What you are asked to do: Of all the lines in the material, how many include the word "with"? Give only the number.
### Material supplied
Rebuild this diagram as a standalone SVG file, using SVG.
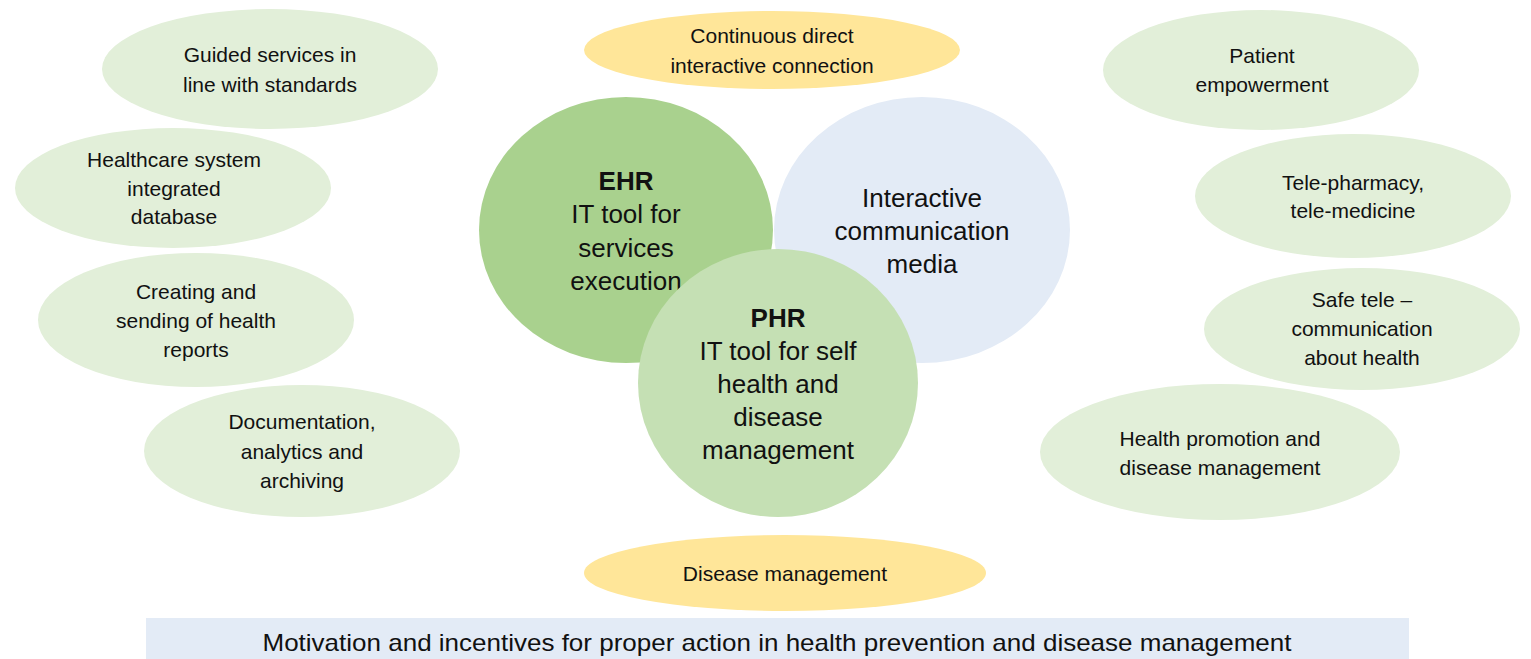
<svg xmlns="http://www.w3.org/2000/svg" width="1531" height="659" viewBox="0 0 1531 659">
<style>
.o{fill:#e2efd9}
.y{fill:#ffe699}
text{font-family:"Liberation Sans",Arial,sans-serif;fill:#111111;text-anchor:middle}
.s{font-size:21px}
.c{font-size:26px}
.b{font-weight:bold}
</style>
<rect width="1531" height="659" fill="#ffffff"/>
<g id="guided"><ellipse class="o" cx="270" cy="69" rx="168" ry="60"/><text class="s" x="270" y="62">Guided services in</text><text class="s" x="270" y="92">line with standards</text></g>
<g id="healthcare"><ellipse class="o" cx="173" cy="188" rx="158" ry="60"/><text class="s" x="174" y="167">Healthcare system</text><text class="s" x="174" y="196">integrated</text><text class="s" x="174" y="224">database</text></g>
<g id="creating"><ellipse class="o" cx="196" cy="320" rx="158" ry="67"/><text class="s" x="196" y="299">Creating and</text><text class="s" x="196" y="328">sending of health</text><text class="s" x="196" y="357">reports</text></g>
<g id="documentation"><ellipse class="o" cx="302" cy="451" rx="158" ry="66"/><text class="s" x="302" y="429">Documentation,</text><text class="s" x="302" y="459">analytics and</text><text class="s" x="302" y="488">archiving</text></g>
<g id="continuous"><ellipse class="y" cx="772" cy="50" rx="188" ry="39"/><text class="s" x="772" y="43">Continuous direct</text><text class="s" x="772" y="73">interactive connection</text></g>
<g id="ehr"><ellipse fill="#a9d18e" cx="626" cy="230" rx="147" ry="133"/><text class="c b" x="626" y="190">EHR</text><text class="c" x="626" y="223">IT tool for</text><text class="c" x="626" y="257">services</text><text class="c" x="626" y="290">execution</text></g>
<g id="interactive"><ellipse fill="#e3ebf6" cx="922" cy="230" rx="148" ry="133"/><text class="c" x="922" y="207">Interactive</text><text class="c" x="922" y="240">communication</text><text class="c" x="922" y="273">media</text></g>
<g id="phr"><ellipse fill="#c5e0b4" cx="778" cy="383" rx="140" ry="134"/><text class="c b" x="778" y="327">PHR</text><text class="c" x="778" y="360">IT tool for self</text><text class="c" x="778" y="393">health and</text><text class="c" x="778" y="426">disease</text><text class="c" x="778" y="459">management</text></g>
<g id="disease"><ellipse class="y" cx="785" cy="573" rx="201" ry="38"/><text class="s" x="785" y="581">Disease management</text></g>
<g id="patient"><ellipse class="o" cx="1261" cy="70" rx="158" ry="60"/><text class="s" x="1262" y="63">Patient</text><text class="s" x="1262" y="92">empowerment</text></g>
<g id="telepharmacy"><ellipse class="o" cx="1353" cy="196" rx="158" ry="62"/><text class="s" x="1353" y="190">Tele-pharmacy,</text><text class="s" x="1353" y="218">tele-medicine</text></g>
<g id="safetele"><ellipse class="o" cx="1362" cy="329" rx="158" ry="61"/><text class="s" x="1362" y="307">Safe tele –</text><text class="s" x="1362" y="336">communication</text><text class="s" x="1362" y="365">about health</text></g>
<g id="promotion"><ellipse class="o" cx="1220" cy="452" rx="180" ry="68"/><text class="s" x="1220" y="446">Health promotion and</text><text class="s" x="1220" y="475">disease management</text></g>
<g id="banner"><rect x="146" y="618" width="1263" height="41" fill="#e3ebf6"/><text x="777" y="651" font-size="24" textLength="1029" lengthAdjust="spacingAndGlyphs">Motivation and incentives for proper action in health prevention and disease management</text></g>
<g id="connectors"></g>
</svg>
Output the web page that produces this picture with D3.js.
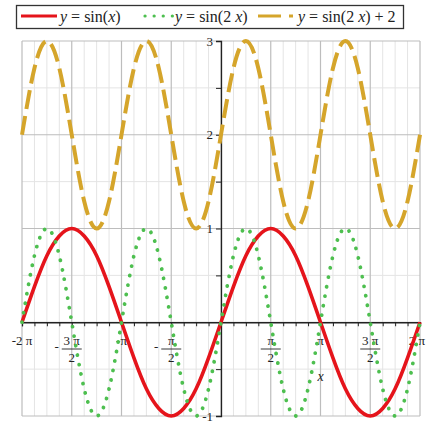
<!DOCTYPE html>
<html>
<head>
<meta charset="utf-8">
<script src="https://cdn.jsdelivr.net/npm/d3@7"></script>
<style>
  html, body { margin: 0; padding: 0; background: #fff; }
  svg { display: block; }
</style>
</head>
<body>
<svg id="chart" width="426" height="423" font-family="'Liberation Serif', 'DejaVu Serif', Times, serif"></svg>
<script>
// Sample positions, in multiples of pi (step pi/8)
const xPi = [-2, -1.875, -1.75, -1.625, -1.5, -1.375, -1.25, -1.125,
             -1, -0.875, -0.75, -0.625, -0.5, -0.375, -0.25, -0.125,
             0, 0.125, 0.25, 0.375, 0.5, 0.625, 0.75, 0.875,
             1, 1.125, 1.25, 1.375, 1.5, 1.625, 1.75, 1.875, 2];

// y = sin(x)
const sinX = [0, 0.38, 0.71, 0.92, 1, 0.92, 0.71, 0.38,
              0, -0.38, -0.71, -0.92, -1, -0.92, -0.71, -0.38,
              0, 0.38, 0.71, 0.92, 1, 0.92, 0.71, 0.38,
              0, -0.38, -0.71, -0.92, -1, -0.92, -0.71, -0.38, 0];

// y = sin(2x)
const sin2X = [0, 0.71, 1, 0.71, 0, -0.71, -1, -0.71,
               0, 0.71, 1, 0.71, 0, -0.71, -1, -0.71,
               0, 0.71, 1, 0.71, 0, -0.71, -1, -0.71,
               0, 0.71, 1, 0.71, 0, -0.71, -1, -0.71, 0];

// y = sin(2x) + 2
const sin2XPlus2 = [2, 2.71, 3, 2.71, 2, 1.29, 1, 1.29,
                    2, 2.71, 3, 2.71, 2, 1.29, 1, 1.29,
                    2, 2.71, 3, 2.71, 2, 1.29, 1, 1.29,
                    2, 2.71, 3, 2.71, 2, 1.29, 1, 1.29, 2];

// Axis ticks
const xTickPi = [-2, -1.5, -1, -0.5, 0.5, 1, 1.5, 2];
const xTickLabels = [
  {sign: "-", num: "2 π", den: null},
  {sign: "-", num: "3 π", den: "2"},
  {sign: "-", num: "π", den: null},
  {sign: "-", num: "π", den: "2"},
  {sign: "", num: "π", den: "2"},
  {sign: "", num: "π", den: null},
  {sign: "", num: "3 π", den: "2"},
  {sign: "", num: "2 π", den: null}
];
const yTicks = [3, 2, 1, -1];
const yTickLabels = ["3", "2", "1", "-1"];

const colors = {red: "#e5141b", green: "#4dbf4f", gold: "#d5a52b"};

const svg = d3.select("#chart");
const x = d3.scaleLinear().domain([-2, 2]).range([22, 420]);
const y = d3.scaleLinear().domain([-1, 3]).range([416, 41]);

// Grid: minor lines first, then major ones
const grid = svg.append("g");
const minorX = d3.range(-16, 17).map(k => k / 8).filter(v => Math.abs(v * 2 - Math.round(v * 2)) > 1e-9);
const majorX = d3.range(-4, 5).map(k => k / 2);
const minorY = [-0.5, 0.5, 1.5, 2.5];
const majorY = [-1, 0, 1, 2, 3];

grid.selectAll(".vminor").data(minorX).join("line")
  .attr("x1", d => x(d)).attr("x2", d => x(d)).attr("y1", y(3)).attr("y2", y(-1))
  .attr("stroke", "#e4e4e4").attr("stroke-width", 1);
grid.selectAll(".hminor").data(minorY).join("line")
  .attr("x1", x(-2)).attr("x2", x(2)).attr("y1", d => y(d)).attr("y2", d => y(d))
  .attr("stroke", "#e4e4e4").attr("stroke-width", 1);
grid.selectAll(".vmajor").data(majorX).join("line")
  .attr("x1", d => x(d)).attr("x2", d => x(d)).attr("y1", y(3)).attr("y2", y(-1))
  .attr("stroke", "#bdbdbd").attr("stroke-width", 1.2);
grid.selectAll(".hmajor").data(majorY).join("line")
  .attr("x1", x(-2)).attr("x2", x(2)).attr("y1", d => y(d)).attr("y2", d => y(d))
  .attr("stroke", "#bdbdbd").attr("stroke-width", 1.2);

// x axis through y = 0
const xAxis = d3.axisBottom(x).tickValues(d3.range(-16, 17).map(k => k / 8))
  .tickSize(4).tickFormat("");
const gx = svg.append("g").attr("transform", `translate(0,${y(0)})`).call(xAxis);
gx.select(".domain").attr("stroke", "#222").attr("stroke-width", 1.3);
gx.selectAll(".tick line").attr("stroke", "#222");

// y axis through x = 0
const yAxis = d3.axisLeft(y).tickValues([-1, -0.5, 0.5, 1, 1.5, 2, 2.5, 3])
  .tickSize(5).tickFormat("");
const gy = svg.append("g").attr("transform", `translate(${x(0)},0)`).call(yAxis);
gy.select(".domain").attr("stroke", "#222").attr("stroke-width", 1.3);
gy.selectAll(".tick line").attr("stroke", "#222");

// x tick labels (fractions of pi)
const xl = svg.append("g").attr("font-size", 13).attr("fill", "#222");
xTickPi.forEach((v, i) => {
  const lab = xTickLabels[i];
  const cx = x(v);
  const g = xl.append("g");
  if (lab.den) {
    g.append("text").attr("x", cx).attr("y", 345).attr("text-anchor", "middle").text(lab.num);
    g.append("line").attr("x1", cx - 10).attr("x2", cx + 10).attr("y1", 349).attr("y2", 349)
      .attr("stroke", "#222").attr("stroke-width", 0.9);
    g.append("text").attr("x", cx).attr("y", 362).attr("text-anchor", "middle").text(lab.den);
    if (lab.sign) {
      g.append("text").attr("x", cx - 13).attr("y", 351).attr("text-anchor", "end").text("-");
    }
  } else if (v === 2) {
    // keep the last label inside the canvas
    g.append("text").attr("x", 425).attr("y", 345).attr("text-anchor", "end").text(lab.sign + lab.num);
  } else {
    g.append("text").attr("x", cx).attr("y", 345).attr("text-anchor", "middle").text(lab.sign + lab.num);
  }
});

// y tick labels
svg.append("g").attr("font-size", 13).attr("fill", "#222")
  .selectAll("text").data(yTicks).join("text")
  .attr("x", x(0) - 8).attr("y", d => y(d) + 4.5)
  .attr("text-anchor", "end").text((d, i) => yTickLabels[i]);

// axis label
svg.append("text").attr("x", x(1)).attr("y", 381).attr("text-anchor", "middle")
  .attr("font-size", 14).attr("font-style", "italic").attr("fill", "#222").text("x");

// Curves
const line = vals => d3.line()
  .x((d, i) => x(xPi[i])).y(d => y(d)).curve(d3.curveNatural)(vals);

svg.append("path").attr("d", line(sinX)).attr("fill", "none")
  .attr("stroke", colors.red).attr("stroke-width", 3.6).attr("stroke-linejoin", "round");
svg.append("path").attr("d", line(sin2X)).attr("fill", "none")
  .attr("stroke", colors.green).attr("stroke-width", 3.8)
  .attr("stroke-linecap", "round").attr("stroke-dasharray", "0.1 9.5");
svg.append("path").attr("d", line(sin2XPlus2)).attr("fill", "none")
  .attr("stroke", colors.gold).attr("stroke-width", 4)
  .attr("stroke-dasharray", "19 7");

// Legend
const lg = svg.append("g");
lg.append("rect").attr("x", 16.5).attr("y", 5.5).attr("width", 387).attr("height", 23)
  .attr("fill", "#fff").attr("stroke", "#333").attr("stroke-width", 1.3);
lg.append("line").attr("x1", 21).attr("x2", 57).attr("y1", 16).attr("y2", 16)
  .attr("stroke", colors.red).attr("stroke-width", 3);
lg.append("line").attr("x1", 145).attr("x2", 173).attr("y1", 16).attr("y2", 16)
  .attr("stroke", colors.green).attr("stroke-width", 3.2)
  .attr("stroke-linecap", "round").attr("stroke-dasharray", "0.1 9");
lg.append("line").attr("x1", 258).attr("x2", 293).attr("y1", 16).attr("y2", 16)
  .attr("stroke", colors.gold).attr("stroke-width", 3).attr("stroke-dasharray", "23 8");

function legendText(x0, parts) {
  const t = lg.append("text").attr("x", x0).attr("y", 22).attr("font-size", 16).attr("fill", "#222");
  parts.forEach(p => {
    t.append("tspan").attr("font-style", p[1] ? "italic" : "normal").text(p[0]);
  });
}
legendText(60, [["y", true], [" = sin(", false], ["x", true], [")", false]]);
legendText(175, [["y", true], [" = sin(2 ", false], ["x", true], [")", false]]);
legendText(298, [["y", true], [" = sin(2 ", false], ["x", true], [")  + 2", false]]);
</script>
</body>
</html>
######
Response: 2